Last week I wrote a post that I did not care whether the Patriots won or lost their game against the 49ers on Sunday evening. Unfortunately my post ended up being inadvertently prescient, when tragedy struck a town forty-five minutes from my house in Connecticut, rendering this weekend’s football games momentary distractions from a weekend of grieving. On my train ride home from work on Friday I happened to share a car with a father of one of the victims, and I can say with certainty that sorrow and heartbreak of that magnitude should not be wished upon another living being.
The Patriots, and the rest of the NFL, paid respectful tributes to those young lives lost at the hand of a mentally unstable gunman, but I found myself not feeling particularly morose when the Patriots couldn’t do anything right in the first half and fell behind 31-3. Similarly, in the second half, I was only half-heartedly impressed with the might of Tom Brady, whose status as a clutch football player should no longer be questioned as he rallied the team from behind to tie the game 31, all before a blink-and-you-missed-it series of plays caused the Patriots to lose 41-34. But I didn’t really care either way when all was said and done.
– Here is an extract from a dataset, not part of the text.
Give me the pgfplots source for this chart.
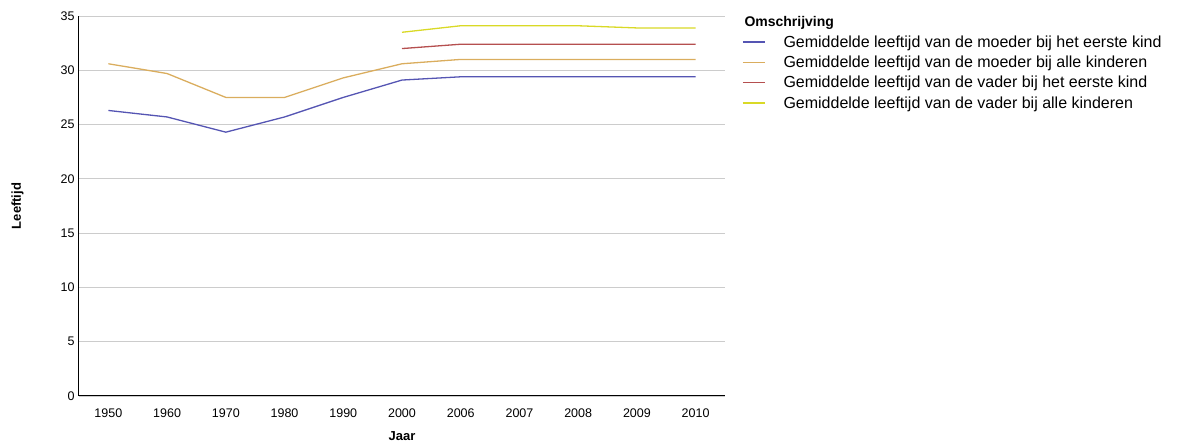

Yes the Patriots have given up their hold on second place in the AFC and a first round bye, but that’s nothing to swarm the lines of the local radio shows with this morning.
Too often this season football has had to take the role of soothing continuity provider in the face of great tragedy: the Denver pre-season, three weeks ago in Kansas City, two weeks ago in Dallas and last weekend, nationwide. Providing joy on such occasions is a large task for even an enormous organization. No doubt several of the six and seven year-olds and teachers had Giants, Jets or Patriots jerseys they were planning on wearing Sunday to watch with their families, only to leave those families with too many bags of tortilla chips and a cold seat on the couch. While it is strange to have the NFL linked with these tragedies, it does remind us that for the rest of us, life goes on and that there is always another game to play, even if that game no longer seems as important as it did only a few weeks ago.